Email Marketing Isn’t as Personal as It Could Be

The majority of marketers plan to step up their email budgets in 2016. They have the opportunity to step up engagement, too, if they dedicate some of that but to increasing personalization.

That’s the takeaway from GetResponse‘s new report, “The State of Email Marketing by Industry.” Researchers surveyed more than 1,800 email marketers in myriad industries, including consumer goods, education, finance, health, information technology, marketing services providers, media, retail, travel, and transportation. The study found that 57% of marketers will increase their email budget in 2016 and 28% plan to keep it the same; a mere 2% said they plan to decrease their email marketing budget.

The report provides a side-by-side industry comparison in several areas. It shows that the consumer goods industry has the highest open rates (41.4%), followed by travel and transportation (31%), education (24.7%), vacation/hotels/leisure (22.3%), media (19.4%), and heath and wellness (19.1%).
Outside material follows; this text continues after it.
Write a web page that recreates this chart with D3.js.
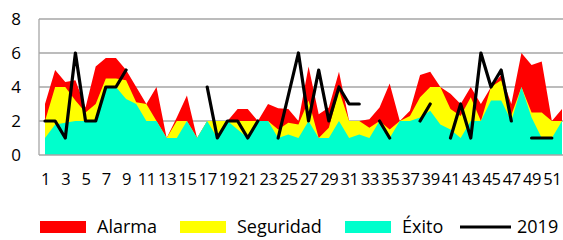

Across those distinctly different industries, researchers found that the largest percentage of those surveyed—23% of email marketers—dubbed lead generation as the greatest benefit email marketing. That’s followed by improved sales (19%) and improved conversion rates (17%).

Perhaps not surprisingly, those surveyed named email automation as the most common technique to drive action from recipients. Seventy-five percent of respondents said they are using email automation. Compare that to 58% who said they use personalization techniques. Similarly, 58% use varying levels of segmentation, from basic to advanced; just 18% said they are using advanced segmentation. Forty-two percent of marketers don’t segment their email messages at all. Only 17% of those polled said they use responsive design.

Without question, all marketers want their email messages to be effective. But, on average, only 21% of marketers across industries said that email marketing delivers an excellent return on investment. 

Here are a few notable best practices listed in the study:

— Track and test metrics that match the campaign goals.

— Create holistic email marketing plans that widen the focus from email-only strategies to methods that include all messaging sources.

— Optimize the sending frequency of emails by using metrics that gauge sales, revenue, downloads, and unsubscribes.

—  Don’t over-promise in your email subject lines.

— Test and optimize continually; this includes using longitudinal test that are set up to run over time.